10. The electric connector assembly of claim 9, wherein each of the first conductive protrusions contacts and connects with one of the first ground terminals and each of the second conductive protrusions contacts and connects with one of the second ground terminals.

11. The electric connector assembly of claim 7, wherein the first conductive protrusions have a different shape from the second conductive protrusions.

12. The electric connector assembly of claim 8, wherein the first ground terminals have a different shape from the second ground terminals.

13. The electric connector assembly of claim 1, wherein one of the conductive shell and the insulating housing has a positioning hole and the other of the conductive shell and the insulating housing has a positioning column, the positioning column is inserted into the positioning hole to fix the conductive shell to the insulating housing.

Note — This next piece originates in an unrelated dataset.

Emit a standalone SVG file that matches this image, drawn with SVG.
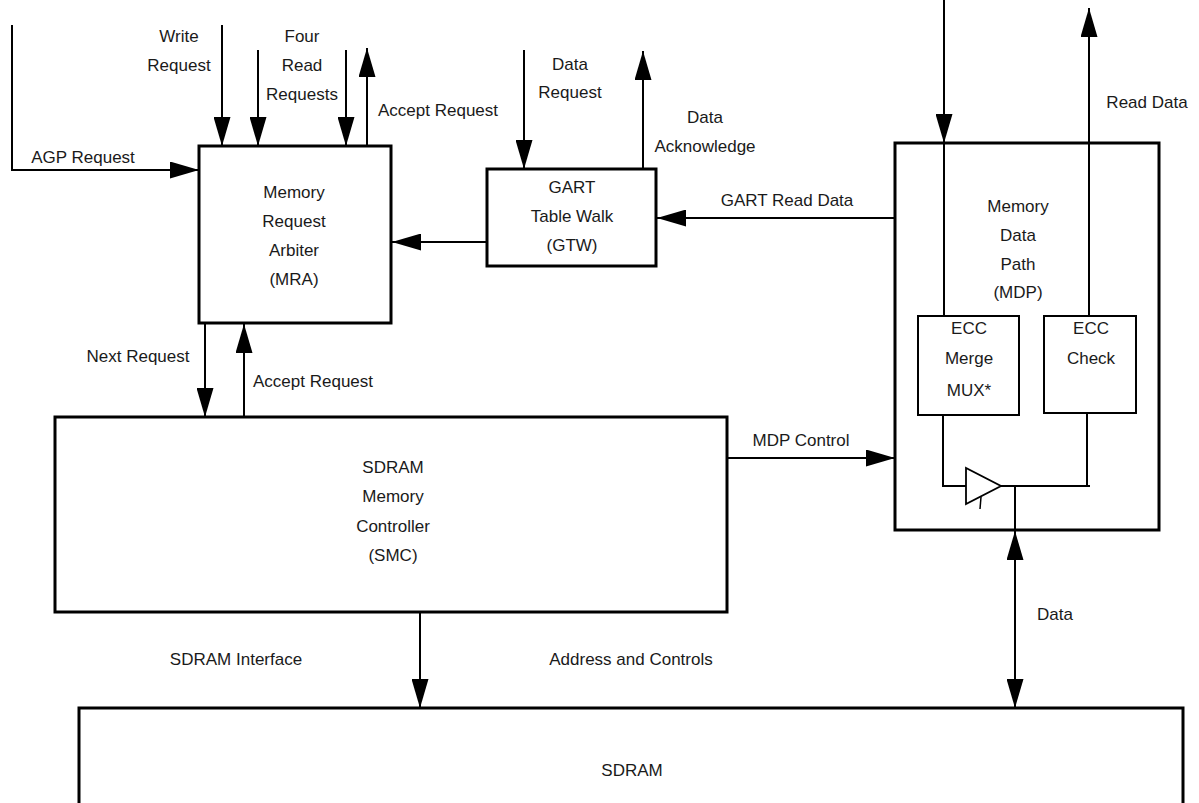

14. The electric connector assembly of claim 1, wherein the conductive shell is one of a plurality of conductive shells formed side by side and parallel to each other on the insulating housing.

15. The electric connector assembly of claim 1, wherein the conductive shell is made by a physical vapor deposition technology or a molded interconnect device technology.

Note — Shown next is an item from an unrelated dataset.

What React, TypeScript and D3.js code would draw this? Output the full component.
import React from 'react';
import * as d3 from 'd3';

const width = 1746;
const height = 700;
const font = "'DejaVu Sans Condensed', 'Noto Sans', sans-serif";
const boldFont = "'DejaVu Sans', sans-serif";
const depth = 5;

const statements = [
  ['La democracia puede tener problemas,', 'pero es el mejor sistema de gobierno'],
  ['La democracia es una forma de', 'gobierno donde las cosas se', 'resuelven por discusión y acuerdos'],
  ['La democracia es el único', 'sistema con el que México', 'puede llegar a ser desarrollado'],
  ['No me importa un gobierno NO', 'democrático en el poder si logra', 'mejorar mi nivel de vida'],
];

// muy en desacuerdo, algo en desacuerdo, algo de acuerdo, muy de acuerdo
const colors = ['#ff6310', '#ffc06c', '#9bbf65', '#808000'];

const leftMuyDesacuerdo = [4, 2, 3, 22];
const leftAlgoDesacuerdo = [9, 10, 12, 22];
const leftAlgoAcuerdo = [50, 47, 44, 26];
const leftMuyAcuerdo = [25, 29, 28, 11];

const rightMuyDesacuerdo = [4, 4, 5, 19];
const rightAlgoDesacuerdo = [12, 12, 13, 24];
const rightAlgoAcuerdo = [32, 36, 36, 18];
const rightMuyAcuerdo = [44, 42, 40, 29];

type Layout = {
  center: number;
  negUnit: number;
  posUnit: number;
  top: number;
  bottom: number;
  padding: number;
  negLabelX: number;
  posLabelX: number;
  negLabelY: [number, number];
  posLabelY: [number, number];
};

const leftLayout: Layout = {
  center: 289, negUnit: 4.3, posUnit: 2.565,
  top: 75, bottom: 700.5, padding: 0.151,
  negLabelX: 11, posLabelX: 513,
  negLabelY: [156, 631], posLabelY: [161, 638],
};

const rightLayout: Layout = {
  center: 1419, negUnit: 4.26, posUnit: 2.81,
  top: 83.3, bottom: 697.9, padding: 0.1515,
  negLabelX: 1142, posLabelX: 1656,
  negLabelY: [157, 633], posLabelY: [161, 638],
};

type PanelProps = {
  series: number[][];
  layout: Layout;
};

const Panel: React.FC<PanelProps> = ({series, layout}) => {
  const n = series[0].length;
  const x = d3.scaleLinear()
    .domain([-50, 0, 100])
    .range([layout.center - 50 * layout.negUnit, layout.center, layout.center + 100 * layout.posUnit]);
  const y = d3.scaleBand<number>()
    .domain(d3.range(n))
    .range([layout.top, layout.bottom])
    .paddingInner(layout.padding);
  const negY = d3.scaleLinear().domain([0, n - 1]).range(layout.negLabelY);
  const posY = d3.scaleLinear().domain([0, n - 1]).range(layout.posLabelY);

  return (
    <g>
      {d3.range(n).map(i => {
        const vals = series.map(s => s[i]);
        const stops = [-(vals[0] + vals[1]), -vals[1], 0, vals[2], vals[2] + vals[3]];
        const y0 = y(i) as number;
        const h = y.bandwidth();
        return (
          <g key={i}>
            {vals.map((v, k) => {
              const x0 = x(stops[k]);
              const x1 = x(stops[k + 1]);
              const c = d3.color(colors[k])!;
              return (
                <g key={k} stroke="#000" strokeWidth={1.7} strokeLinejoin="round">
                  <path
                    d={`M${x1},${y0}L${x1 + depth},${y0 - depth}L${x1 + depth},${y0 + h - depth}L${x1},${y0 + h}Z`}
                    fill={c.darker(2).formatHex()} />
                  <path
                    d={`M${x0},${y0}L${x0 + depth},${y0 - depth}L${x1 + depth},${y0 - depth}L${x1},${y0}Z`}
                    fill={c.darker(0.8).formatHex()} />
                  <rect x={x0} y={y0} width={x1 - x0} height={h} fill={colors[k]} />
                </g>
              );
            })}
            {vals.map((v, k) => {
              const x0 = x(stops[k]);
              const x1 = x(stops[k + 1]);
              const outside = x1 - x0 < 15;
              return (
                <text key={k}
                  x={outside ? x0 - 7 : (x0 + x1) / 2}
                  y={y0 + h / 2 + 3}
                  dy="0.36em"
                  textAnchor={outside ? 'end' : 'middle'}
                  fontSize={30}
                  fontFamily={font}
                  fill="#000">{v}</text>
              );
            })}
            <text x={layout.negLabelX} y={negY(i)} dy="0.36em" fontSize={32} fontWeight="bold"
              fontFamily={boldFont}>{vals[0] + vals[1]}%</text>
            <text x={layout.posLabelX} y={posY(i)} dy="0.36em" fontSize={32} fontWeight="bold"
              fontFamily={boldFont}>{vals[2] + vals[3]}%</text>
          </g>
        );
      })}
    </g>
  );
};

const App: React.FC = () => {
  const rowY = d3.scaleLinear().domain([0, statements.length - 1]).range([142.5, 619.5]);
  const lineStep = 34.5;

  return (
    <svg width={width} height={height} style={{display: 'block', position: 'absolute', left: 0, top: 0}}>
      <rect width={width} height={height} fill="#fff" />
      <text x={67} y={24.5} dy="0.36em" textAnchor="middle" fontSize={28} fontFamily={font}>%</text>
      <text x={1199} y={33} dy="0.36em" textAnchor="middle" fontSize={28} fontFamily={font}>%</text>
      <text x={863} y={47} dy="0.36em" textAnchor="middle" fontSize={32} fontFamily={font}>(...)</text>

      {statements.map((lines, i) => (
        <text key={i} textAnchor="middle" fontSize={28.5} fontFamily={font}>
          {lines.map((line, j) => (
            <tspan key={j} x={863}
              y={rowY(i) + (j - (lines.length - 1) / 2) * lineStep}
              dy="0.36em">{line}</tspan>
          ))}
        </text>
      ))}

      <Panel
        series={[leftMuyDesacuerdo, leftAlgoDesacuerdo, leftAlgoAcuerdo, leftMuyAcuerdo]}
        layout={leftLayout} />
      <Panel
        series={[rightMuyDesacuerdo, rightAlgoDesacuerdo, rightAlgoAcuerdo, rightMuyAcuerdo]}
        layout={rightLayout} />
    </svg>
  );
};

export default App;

16. The electric connector assembly of claim 1, wherein the insulating housing is a plastic housing and the conductive shell is a metallized shell formed by depositing a layer of metal on the plastic housing.

17. The electric connector assembly of claim 16, wherein the conductive shell is made by depositing a layer of nickel on the plastic housing.

18. The electric connector assembly of claim 1, wherein the conductive shell is made of a pure metal material by die casting or casting.

19. The electric connector assembly of claim 1, further comprising a bottom plate disposed above the insulating housing.

20. The electric connector assembly of claim 19, wherein the bottom plate covers the conductive shell and the rows of contact terminals.